**Working data:**
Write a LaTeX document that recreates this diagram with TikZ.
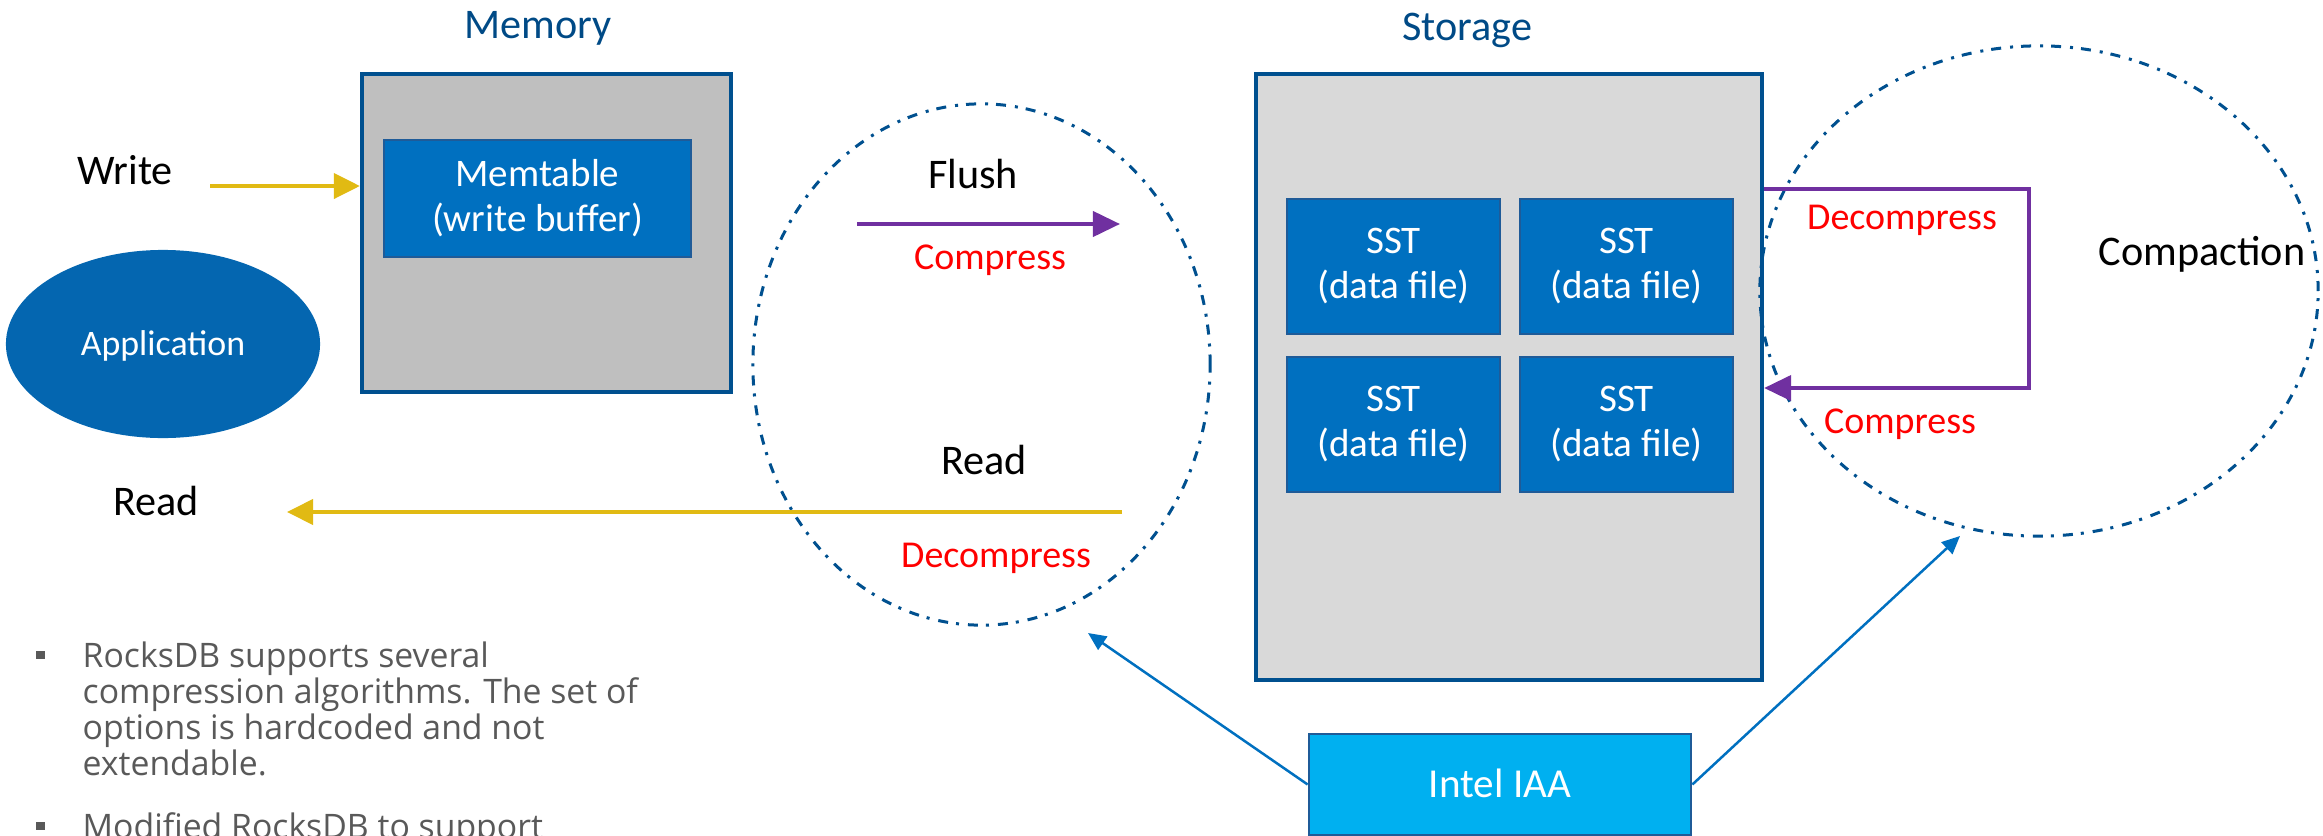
---
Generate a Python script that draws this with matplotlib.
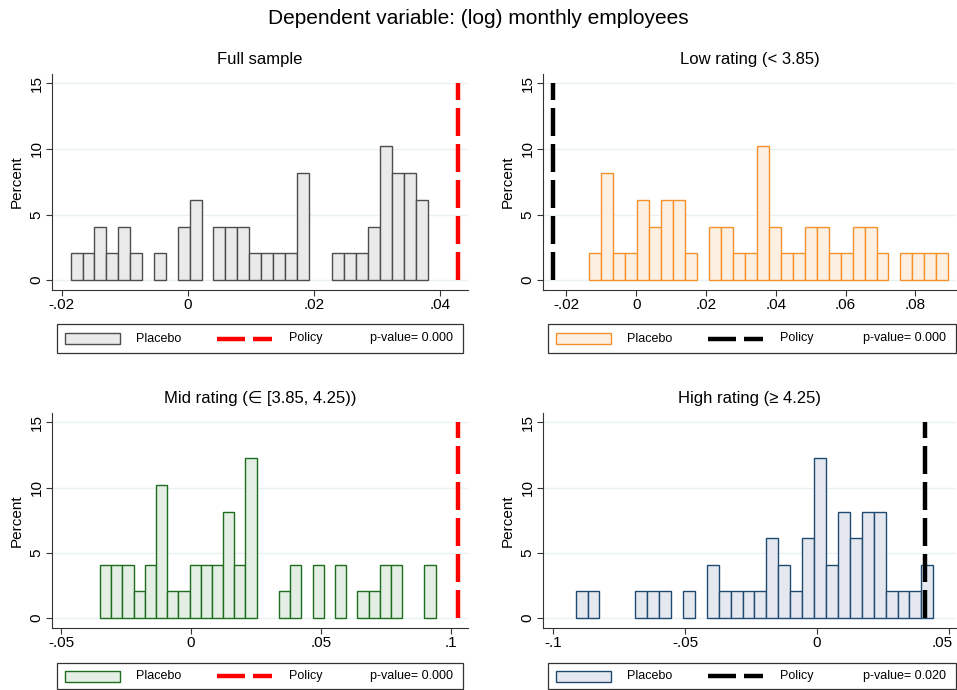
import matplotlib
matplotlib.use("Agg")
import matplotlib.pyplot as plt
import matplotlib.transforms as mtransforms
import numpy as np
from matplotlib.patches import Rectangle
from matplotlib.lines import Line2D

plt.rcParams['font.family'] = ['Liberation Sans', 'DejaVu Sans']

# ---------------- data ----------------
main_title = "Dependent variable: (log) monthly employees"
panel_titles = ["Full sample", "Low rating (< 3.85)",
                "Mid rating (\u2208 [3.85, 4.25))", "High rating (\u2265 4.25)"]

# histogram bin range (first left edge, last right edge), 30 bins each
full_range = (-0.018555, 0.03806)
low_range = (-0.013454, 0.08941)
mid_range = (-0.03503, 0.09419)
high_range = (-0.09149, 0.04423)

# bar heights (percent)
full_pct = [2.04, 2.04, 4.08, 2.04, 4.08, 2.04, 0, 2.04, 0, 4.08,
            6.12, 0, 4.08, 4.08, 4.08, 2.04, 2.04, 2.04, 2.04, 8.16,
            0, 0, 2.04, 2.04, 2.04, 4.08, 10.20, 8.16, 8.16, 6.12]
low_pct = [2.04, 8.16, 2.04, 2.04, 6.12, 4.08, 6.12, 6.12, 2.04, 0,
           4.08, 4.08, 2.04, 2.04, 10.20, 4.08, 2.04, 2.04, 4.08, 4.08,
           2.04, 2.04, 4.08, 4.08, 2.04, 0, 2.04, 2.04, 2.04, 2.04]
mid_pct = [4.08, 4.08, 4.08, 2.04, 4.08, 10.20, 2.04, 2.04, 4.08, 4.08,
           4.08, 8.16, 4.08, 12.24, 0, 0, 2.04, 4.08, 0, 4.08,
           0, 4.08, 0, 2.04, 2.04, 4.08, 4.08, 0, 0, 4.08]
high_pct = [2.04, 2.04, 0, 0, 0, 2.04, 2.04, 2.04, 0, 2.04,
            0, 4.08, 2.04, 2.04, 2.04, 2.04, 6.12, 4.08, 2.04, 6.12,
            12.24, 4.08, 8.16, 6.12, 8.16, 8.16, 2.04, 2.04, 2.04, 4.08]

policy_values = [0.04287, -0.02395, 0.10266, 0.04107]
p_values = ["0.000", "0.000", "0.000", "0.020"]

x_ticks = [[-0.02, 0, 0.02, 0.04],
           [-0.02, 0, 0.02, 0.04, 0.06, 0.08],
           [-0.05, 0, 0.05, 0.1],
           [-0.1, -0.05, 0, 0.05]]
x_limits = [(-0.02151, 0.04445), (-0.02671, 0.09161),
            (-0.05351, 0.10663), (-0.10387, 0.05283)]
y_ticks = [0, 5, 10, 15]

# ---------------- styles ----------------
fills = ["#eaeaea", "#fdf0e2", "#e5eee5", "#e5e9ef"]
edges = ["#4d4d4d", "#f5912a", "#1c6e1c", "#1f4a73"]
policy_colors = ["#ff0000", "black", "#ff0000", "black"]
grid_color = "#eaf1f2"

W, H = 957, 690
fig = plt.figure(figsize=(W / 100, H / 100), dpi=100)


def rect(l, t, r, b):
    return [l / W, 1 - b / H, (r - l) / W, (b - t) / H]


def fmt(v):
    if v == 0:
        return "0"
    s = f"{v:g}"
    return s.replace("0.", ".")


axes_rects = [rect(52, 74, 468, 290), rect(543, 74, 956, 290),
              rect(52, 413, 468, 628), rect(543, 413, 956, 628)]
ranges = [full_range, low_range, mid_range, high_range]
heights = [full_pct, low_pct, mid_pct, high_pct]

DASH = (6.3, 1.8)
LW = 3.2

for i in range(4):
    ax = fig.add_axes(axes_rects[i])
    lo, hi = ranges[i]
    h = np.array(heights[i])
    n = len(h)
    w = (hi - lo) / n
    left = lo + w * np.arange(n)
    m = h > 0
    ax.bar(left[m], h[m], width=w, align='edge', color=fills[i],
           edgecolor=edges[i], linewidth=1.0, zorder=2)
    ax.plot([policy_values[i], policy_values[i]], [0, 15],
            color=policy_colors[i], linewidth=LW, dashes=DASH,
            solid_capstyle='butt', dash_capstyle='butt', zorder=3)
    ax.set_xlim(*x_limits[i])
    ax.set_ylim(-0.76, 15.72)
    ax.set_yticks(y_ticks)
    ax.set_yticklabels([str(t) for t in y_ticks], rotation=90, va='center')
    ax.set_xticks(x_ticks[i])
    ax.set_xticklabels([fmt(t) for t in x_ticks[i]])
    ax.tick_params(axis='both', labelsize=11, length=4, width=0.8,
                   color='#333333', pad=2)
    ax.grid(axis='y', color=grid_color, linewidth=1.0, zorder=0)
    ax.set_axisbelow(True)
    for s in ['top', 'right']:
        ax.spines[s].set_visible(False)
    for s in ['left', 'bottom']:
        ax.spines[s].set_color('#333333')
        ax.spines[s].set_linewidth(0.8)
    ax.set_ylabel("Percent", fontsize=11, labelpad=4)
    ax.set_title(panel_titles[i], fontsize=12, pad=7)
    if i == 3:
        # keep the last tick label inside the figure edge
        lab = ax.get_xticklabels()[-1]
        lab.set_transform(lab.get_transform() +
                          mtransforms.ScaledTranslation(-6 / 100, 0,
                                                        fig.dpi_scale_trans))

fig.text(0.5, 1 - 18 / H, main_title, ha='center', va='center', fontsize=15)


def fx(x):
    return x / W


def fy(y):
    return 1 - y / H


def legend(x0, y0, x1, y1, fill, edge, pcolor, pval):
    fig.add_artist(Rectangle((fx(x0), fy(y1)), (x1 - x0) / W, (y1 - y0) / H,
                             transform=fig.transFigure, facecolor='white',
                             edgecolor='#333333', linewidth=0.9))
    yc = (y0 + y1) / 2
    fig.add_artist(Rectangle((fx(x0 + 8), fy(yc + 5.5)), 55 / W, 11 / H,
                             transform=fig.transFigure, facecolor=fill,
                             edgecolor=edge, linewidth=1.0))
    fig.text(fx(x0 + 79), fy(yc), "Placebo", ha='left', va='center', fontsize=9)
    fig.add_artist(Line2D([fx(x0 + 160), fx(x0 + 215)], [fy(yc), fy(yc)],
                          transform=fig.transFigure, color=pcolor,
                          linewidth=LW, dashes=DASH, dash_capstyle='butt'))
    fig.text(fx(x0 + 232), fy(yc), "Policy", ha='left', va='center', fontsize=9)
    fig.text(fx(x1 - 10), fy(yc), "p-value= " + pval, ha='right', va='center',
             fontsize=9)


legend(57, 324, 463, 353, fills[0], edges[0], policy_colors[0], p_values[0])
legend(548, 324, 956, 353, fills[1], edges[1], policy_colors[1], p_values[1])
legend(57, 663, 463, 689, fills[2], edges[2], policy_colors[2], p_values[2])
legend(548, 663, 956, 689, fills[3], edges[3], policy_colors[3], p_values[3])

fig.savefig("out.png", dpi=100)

**Goal of the exercise:**
Start at the line that contains "Generate a Python", stop at the line that contains "high_range = (-0.09149, 0.04423)", and reproduce each line in that stretch exactly. Pictures are excluded.

**Final result:**
Generate a Python script that draws this with matplotlib.
import matplotlib
matplotlib.use("Agg")
import matplotlib.pyplot as plt
import matplotlib.transforms as mtransforms
import numpy as np
from matplotlib.patches import Rectangle
from matplotlib.lines import Line2D

plt.rcParams['font.family'] = ['Liberation Sans', 'DejaVu Sans']

# ---------------- data ----------------
main_title = "Dependent variable: (log) monthly employees"
panel_titles = ["Full sample", "Low rating (< 3.85)",
                "Mid rating (\u2208 [3.85, 4.25))", "High rating (\u2265 4.25)"]

# histogram bin range (first left edge, last right edge), 30 bins each
full_range = (-0.018555, 0.03806)
low_range = (-0.013454, 0.08941)
mid_range = (-0.03503, 0.09419)
high_range = (-0.09149, 0.04423)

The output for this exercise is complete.